Alexis Taylor has never been an obvious solo artist for two reasons. Firstly, his band, Hot Chip, always felt greater than the sum of its parts and secondly, Taylor’s vocals, which are undeniably pretty but often lacking in forcefulness, were never the band’s strongest feature.
His past two solo albums have acknowledged this unlikeliness, in the sense that they’ve both felt like deliberately minor releases. Await Barbarians, from 2014, was a fragmented collection of strange piano ballads and synth experiments, while 2016’s Piano was more focused, zoning in on Taylor’s songwriting, but equally lightweight. Both records felt like attempts to scratch a personal itch rather than a clear step forward in his career.
Beautiful Thing is different then, as it’s the first Alexis Taylor album that feels designed to be heard more widely. With no official news of a follow-up to 2015’s Why Make Sense? for Hot Chip, Beautiful Thing is bound to attract more attention than his previous solo work and Taylor seems aware of it. This album is a tidier collection of songs that refines the experimental edge of his other albums. On Beautiful Thing, Taylor is cast as a studio musician in the style of early Brian Eno, adding unusual and eccentric textures onto Seventies pop ballads.
The title track and lead single is misleading in this sense. It’s the most overtly Hot Chip-like track here, opening with a wonky drum machine that sounds like its malfunctioning before building to a crowd-pleasing piano-house finish, and is largely uncharacteristic of the album that follows it. The only reoccurring feature from it is the uncomfortable atmosphere that Taylor and Tim Goldsworthy’s production brings. For the most part, Beautiful Thing is a collection of piano ballads that find Taylor caught between opposing styles – traditional vs. experimental, pop vs. avant-garde.
The album’s approach mainly consists of adding strange, mechanical sounds onto delicately written pop songs to mixed effect. On the album’s gentle closer, ‘Out of Time’, as Taylor meditates on the days used up and those still ahead, a roaring Berlin Trilogy-styled guitar can be heard in the distant background, upsetting the song’s simple structure beautifully. At other points, the experiments are less effective, like on ‘Suspicious of Me’, when the song’s erratic, constantly shifting drum pattern is ultimately unsatisfying. It’s all conflict and no resolution, and it doesn’t help that the song at the heart of it is one of the album’s least creative. Sometimes Taylor is too mild with his song-writing, such as on ‘There’s Nothing to Hide’; a song which is pleasant but feels like an over-extended interlude and doesn’t cover much ground with its six minutes.

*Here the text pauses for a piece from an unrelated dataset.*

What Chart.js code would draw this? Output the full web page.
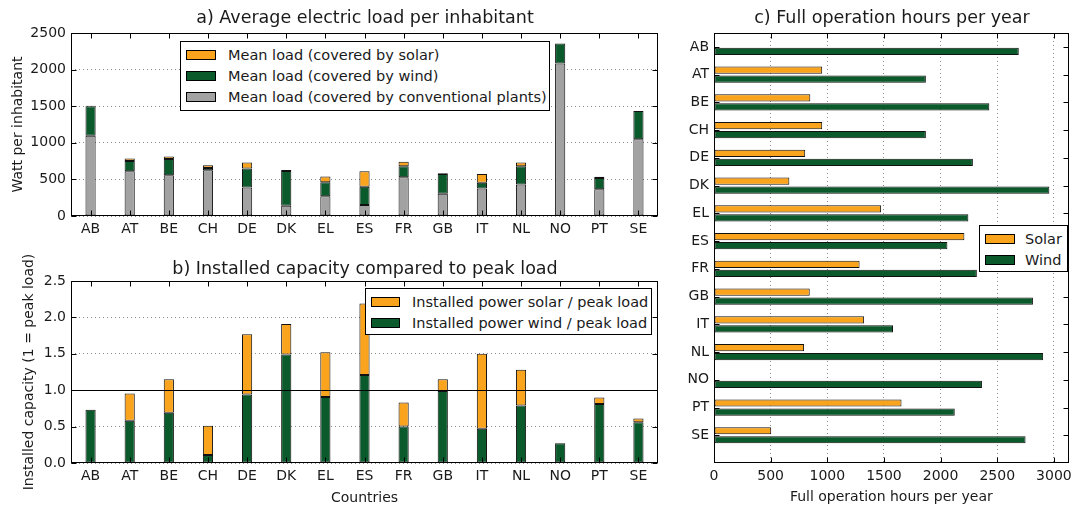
<!DOCTYPE html>
<html lang="en">
<head>
<meta charset="UTF-8">
<title>Load, installed capacity and full operation hours</title>
<script src="https://cdn.jsdelivr.net/npm/chart.js"></script>
<style>
  body { margin: 0; background: #fff; font-family: "DejaVu Sans", sans-serif; color: #1a1a1a; }
  #page { position: relative; width: 1077px; height: 507px; overflow: hidden; }
  .box { position: absolute; }
  .title { position: absolute; font-size: 17.5px; line-height: 18px; white-space: nowrap; transform: translateX(-50%); }
  .legend { position: absolute; box-sizing: border-box; background: #fff; border: 1px solid #000; font-size: 14.5px; padding-top: 2px; }
  .legend .row { display: flex; align-items: center; height: 21px; white-space: nowrap; padding-left: 5px; }
  .legend .sw { box-sizing: border-box; width: 30px; height: 10px; border: 1px solid #000; margin-right: 12px; flex: none; }
</style>
</head>
<body>
<div id="page">
  <div class="box" style="left:0;top:0;width:670px;height:240px"><canvas id="chartA"></canvas></div>
  <div class="box" style="left:0;top:240px;width:670px;height:267px"><canvas id="chartB"></canvas></div>
  <div class="box" style="left:680px;top:0;width:397px;height:507px"><canvas id="chartC"></canvas></div>

  <div class="title" style="left:365px;top:8px">a) Average electric load per inhabitant</div>
  <div class="title" style="left:365px;top:259px">b) Installed capacity compared to peak load</div>
  <div class="title" style="left:892px;top:8px">c) Full operation hours per year</div>

  <div class="legend" style="left:180px;top:41px;width:370px;height:70px">
    <div class="row"><span class="sw" style="background:#FAA41E"></span>Mean load (covered by solar)</div>
    <div class="row"><span class="sw" style="background:#0B5A2B"></span>Mean load (covered by wind)</div>
    <div class="row"><span class="sw" style="background:#A2A2A2"></span>Mean load (covered by conventional plants)</div>
  </div>
  <div class="legend" style="left:365px;top:288px;width:287px;height:47px">
    <div class="row"><span class="sw" style="background:#FAA41E;width:29px"></span>Installed power solar / peak load</div>
    <div class="row"><span class="sw" style="background:#0B5A2B;width:29px"></span>Installed power wind / peak load</div>
  </div>
  <div class="legend" style="left:979px;top:225px;width:89px;height:47px">
    <div class="row"><span class="sw" style="background:#FAA41E;margin-right:10px"></span>Solar</div>
    <div class="row"><span class="sw" style="background:#0B5A2B;margin-right:10px"></span>Wind</div>
  </div>
</div>

<script>
const countries = ['AB', 'AT', 'BE', 'CH', 'DE', 'DK', 'EL', 'ES', 'FR', 'GB', 'IT', 'NL', 'NO', 'PT', 'SE'];

// a) Watt per inhabitant
const loadConventional = [1095, 610, 555, 625, 390, 140, 270, 150, 530, 305, 375, 430, 2085, 365, 1050];
const loadWind = [405, 143, 225, 30, 260, 475, 190, 250, 150, 270, 80, 250, 270, 155, 385];
const loadSolar = [5, 32, 33, 40, 80, 15, 80, 210, 60, 8, 118, 50, 0, 15, 0];

// b) installed capacity / peak load
const capWind = [0.73, 0.58, 0.69, 0.11, 0.94, 1.49, 0.905, 1.21, 0.50, 0.99, 0.47, 0.79, 0.27, 0.81, 0.56];
const capSolar = [0, 0.375, 0.46, 0.40, 0.83, 0.42, 0.615, 0.98, 0.33, 0.16, 1.03, 0.49, 0, 0.09, 0.05];

// c) full operation hours per year
const hoursSolar = [0, 955, 850, 955, 805, 665, 1475, 2210, 1285, 845, 1325, 795, 0, 1655, 505];
const hoursWind = [2690, 1870, 2430, 1870, 2285, 2960, 2245, 2060, 2320, 2815, 1580, 2905, 2365, 2125, 2750];
const hourTicks = [0, 500, 1000, 1500, 2000, 2500, 3000];

const orange = '#FAA41E', green = '#0B5A2B', grey = '#A2A2A2', edge = '#111';

Chart.defaults.font.family = 'DejaVu Sans';
Chart.defaults.font.size = 14;
Chart.defaults.color = '#1a1a1a';
Chart.defaults.animation = false;
Chart.defaults.maintainAspectRatio = false;
Chart.defaults.plugins.legend.display = false;
Chart.defaults.plugins.tooltip.enabled = false;

// box around the axes, inward tick marks on all sides, optional line at y = refLine
const frame = {
  id: 'frame',
  afterDatasetsDraw(chart, args, opts) {
    const { ctx, chartArea: a, scales } = chart;
    const L = Math.round(a.left) + 0.5, R = Math.round(a.right) - 0.5;
    const T = Math.round(a.top) + 0.5, B = Math.round(a.bottom) - 0.5;
    ctx.save();
    ctx.strokeStyle = '#000';
    ctx.lineWidth = 1;
    ctx.beginPath();
    for (const s of Object.values(scales)) {
      s.ticks.forEach((t, i) => {
        if (t.label == null || t.label === '') return;
        const p = Math.round(s.getPixelForTick(i)) + 0.5;
        if (s.isHorizontal()) {
          ctx.moveTo(p, B); ctx.lineTo(p, B - 5);
          ctx.moveTo(p, T); ctx.lineTo(p, T + 5);
        } else {
          ctx.moveTo(L, p); ctx.lineTo(L + 5, p);
          ctx.moveTo(R, p); ctx.lineTo(R - 5, p);
        }
      });
    }
    ctx.stroke();
    if (opts.refLine != null) {
      const y = Math.round(scales.y.getPixelForValue(opts.refLine)) + 0.5;
      ctx.beginPath(); ctx.moveTo(L, y); ctx.lineTo(R, y); ctx.stroke();
    }
    ctx.strokeRect(L, T, R - L, B - T);
    ctx.restore();
  }
};

function bars(label, data, color) {
  return { label, data, backgroundColor: color, borderColor: edge, borderWidth: 1, borderSkipped: false };
}

const dotted = { color: '#8a8a8a', drawTicks: false };
const noGrid = { display: false, drawTicks: false };

new Chart(document.getElementById('chartA'), {
  type: 'bar',
  data: {
    labels: countries,
    datasets: [
      bars('Mean load (covered by conventional plants)', loadConventional, grey),
      bars('Mean load (covered by wind)', loadWind, green),
      bars('Mean load (covered by solar)', loadSolar, orange)
    ]
  },
  options: {
    barPercentage: 0.26,
    categoryPercentage: 1,
    layout: { padding: { top: 33, right: 12, left: 0, bottom: 0 } },
    scales: {
      x: {
        stacked: true,
        grid: noGrid,
        border: { display: false },
        ticks: { padding: 5 },
        afterFit: s => { s.height = 24; }
      },
      y: {
        stacked: true, min: 0, max: 2500,
        ticks: { stepSize: 500, padding: 5, callback: v => String(v) },
        grid: dotted,
        border: { display: false, dash: [1, 3] },
        title: { display: true, text: 'Watt per inhabitant', padding: { top: 10 } },
        afterFit: s => { s.width = 71; }
      }
    },
    plugins: { frame: {} }
  },
  plugins: [frame]
});

new Chart(document.getElementById('chartB'), {
  type: 'bar',
  data: {
    labels: countries,
    datasets: [
      bars('Installed power wind / peak load', capWind, green),
      bars('Installed power solar / peak load', capSolar, orange)
    ]
  },
  options: {
    barPercentage: 0.26,
    categoryPercentage: 1,
    layout: { padding: { top: 41, right: 12, left: 0, bottom: 0 } },
    scales: {
      x: {
        stacked: true,
        grid: noGrid,
        border: { display: false },
        ticks: { padding: 5 },
        title: { display: true, text: 'Countries', padding: { top: 0, bottom: 0 } },
        afterFit: s => { s.height = 44; }
      },
      y: {
        stacked: true, min: 0, max: 2.5,
        ticks: { stepSize: 0.5, padding: 5, callback: v => v.toFixed(1) },
        grid: dotted,
        border: { display: false, dash: [1, 3] },
        title: { display: true, text: 'Installed capacity (1 = peak load)', padding: { top: 21 } },
        afterFit: s => { s.width = 71; }
      }
    },
    plugins: { frame: { refLine: 1 } }
  },
  plugins: [frame]
});

new Chart(document.getElementById('chartC'), {
  type: 'bar',
  data: {
    datasets: [
      bars('Solar', hoursSolar.map((v, i) => ({ x: v, y: i })), orange),
      bars('Wind', hoursWind.map((v, i) => ({ x: v, y: i })), green)
    ]
  },
  options: {
    indexAxis: 'y',
    categoryPercentage: 0.65,
    barPercentage: 0.8,
    layout: { padding: { top: 33, right: 7, left: 0, bottom: 0 } },
    scales: {
      x: {
        type: 'linear', min: 0, max: 3130, bounds: 'data',
        afterBuildTicks: s => { s.ticks = hourTicks.map(v => ({ value: v })); },
        ticks: { padding: 5, maxRotation: 0, autoSkip: false, callback: v => String(v) },
        grid: dotted,
        border: { display: false, dash: [1, 3] },
        title: { display: true, text: 'Full operation hours per year', padding: { top: 0, bottom: 1 } },
        afterFit: s => { s.height = 44; }
      },
      y: {
        type: 'linear', reverse: true, min: -0.5, max: 15, bounds: 'data', offset: false,
        afterBuildTicks: s => { s.ticks = countries.map((c, i) => ({ value: i })); },
        ticks: { autoSkip: false, padding: 5, callback: v => countries[v] },
        grid: noGrid,
        border: { display: false },
        afterFit: s => { s.width = 34; }
      }
    },
    plugins: { frame: {} }
  },
  plugins: [frame]
});
</script>
</body>
</html>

Nevertheless, there are a lot of enjoyable moments on Beautiful Thing as well. ‘Dreaming Another Life’ is the album’s wildest experiment and its most successful, as Taylor’s sweet vocals clash with bursts of alien synth samples and distorted guitars. But some of its simpler tracks also succeed. ‘Oh Baby’ is a charming McCartney-esque rocker and the album’s catchiest song, while ‘A Hit Song’ is one of Taylor’s stronger ballads.
The album is more robust and purposeful than Taylor’s previous solo efforts, but unfortunately it feels inessential compared with his best work. The album’s two most distinctive songs open the project and it spends too long drifting between pretty but unspectacular ballads. These songs have not been fine-tuned like his best work for Hot Chip and more often than not, it still feels like Taylor is writing to please himself rather than his audience.
Beautiful Thing can be marked down as an interesting experiment but not a great record. It may end up being loved by hardcore fans of his song-writing but there won’t be a lot here for casual fans to come back to. It gives an insight into some of the idiosyncratic parts of Taylor’s taste and possibly offers clues to where he might go next with Hot Chip. Unfortunately, it doesn’t mark him out as a particularly distinctive solo artist.